Confrontarsi e non sfidare. La scelta del verbo è interessante.
«Se andassi a vela per sfidare Capo Horn, sarei un pazzo. Se Capo Horn non avesse voluto, e se noi non l’avessimo trattato con rispetto, non saremmo passati e addio record. Ti confronti con cose molto più grandi di te, torni umile, ti riconcili con una dimensione umana che spesso, a terra, si tende a perdere. Io il mare di Capo Horn l’ho ringraziato, di cuore».
Sta parlando di una dimensione spirituale della vela? «Spirituale non lo so... Esistenziale, se non altro».
Le ali della libertà.
«Sì, però anch’io, a casa, ho una moglie, quattro figli, il commercialista e l’Imu da pagare! Ma è vero che c’è una parte di noi che vuole andare dietro ai sogni di bambino e forse qualcuno si riconosce nel fatto che io ho provato a realizzare i miei».

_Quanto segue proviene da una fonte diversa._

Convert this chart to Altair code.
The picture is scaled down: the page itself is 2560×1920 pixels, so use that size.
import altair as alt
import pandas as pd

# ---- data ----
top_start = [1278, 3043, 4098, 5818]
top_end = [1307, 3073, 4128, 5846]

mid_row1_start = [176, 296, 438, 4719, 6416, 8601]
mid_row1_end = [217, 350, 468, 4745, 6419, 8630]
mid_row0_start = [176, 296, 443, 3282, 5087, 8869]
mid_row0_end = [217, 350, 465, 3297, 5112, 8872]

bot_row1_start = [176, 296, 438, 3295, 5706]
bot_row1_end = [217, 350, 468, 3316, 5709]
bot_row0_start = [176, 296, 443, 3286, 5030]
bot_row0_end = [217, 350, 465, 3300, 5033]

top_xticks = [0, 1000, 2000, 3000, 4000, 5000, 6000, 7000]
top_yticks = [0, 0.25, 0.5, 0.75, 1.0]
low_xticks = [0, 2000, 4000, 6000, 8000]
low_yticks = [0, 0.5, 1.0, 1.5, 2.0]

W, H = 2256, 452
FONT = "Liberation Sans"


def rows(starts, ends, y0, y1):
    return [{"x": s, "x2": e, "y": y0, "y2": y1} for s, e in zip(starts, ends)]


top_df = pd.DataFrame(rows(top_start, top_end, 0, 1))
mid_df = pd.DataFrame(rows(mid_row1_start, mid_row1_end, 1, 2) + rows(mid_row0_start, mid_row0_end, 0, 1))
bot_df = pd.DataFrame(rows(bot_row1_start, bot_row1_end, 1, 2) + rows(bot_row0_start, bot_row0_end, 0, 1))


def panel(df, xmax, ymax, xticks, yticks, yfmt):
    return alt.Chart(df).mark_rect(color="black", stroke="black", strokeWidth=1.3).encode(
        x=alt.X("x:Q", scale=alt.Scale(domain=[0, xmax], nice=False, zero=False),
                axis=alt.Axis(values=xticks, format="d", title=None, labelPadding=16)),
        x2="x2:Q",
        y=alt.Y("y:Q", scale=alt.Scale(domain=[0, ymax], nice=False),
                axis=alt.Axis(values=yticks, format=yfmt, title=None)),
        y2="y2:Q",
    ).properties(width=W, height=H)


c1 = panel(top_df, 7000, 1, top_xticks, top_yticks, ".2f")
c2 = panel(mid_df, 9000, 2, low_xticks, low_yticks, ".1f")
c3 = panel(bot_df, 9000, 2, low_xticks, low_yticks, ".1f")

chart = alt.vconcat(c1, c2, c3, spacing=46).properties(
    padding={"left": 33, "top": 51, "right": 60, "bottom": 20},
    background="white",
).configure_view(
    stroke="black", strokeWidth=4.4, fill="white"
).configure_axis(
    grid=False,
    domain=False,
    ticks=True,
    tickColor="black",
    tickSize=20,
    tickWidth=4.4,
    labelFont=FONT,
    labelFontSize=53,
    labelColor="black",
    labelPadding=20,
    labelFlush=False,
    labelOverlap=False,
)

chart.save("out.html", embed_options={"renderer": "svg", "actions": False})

Da solitario è più in contatto con se stesso?
«Da solo le sensazioni sono ancor più amplificate, ma condividere con l’equipaggio, mischiare le culture e le diverse esperienze, è più arricchente».
Messo il record in cambusa, quali sono i programmi?

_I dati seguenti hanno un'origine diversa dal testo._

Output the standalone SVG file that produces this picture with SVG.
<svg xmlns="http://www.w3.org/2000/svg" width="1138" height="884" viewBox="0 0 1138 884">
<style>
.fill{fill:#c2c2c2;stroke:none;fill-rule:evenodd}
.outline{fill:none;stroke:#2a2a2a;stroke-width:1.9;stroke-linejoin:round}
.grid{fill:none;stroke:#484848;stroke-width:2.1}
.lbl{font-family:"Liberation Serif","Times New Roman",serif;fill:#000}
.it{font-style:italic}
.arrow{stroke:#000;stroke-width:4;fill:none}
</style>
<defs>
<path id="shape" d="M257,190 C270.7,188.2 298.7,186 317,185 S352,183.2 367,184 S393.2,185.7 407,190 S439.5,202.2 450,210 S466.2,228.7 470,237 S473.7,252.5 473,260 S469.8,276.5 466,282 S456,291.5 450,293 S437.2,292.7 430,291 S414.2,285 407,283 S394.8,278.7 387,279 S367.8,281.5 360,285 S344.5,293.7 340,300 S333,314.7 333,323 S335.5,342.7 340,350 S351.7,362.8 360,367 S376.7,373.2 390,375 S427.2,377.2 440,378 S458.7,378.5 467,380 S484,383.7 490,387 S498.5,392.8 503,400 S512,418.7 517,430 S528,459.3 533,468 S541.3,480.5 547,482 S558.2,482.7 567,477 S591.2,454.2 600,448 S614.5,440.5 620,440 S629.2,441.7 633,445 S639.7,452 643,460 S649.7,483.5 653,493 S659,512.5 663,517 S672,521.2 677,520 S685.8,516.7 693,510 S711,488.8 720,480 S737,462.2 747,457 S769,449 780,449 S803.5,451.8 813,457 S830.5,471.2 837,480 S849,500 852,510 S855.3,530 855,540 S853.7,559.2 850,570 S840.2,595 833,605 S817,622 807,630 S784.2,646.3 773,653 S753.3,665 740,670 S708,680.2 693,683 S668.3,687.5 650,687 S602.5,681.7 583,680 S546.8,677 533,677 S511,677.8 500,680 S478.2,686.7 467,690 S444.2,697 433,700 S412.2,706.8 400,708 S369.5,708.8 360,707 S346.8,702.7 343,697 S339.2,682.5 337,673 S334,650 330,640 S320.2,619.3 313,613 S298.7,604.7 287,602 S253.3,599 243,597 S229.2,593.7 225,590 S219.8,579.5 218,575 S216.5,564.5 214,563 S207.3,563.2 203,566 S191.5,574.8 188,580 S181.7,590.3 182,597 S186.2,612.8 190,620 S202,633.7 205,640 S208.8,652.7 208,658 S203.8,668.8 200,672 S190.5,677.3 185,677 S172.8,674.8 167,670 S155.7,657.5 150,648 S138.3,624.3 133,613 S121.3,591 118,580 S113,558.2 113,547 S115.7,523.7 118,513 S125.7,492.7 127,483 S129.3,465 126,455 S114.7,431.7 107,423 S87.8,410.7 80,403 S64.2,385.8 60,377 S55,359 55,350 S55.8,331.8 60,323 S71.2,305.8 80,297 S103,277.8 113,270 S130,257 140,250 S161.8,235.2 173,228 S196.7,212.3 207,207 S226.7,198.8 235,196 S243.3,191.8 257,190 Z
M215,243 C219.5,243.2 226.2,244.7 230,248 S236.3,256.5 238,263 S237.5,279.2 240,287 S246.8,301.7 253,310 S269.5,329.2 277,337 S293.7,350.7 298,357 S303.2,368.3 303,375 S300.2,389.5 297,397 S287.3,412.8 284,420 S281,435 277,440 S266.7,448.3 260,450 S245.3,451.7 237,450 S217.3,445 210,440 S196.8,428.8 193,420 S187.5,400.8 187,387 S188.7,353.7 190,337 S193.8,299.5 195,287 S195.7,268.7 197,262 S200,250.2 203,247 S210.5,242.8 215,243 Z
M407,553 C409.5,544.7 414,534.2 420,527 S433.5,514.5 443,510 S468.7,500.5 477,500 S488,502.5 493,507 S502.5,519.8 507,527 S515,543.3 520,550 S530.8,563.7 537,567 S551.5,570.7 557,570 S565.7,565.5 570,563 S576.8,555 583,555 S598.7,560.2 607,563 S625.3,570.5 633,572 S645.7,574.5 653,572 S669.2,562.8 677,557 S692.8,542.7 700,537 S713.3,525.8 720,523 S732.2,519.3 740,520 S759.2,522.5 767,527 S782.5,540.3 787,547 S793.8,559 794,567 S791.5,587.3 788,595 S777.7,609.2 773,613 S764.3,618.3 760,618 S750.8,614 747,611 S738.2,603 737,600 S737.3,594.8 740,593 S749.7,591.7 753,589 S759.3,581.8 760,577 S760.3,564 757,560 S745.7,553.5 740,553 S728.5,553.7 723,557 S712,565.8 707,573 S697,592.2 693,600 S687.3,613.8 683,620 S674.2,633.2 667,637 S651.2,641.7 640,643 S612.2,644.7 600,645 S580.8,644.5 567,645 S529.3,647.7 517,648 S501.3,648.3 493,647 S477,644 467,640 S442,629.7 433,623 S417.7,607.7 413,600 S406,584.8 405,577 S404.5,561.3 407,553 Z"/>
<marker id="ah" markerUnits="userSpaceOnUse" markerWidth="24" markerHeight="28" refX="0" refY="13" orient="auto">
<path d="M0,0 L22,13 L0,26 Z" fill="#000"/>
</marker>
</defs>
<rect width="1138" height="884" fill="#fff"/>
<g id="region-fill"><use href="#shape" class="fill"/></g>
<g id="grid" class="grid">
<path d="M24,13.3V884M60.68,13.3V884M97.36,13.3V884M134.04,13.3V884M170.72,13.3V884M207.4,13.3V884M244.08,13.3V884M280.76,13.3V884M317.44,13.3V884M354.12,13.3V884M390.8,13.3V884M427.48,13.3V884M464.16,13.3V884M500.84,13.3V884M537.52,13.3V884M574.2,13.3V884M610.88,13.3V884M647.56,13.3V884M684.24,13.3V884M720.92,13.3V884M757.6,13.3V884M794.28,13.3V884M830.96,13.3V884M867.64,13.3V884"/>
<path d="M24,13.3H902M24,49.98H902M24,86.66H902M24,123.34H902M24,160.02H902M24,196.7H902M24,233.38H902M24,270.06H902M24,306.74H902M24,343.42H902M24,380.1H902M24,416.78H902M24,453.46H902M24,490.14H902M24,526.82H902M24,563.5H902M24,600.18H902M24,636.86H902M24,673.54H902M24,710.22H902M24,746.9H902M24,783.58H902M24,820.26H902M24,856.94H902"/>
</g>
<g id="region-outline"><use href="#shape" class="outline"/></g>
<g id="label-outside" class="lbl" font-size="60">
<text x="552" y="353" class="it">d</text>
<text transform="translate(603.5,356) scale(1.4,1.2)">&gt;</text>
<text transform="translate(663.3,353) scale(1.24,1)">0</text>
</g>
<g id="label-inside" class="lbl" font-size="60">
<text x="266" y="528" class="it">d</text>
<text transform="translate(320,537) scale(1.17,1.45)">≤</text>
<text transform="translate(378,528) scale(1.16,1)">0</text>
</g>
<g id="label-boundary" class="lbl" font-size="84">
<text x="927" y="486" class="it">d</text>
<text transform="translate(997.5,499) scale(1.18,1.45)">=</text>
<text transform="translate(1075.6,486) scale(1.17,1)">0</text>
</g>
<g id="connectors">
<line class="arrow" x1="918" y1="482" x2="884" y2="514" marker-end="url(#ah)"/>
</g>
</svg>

«La Transpac, da Los Angeles a Honolulu (con John Elkann al timone, ndr), a luglio. Poi Maserati potrebbe essere interessata al mercato cinese. La rotta del té, Hong Kong-Londra, è affascinante. E prima o poi vorrei tornare in nord Atlantico: quel record mi è rimasto sul gozzo».
Regaterà ancora da solo?
«Penso proprio di sì».
E la Coppa America? Perché la snobbano?
«Non c’è problema, anche se sui catamarani Ac72 un giro e due sgommate me le farei volentieri!».
Ma insomma, Giovanni: a 46 anni ha capito da grande cosa vorrà fare?
«Vivere in barca di espedienti: caccia, pesca, improvvisazione. Con i miei figli. Non chiedo molto».
Il senso di Soldini per la vela, e la vita.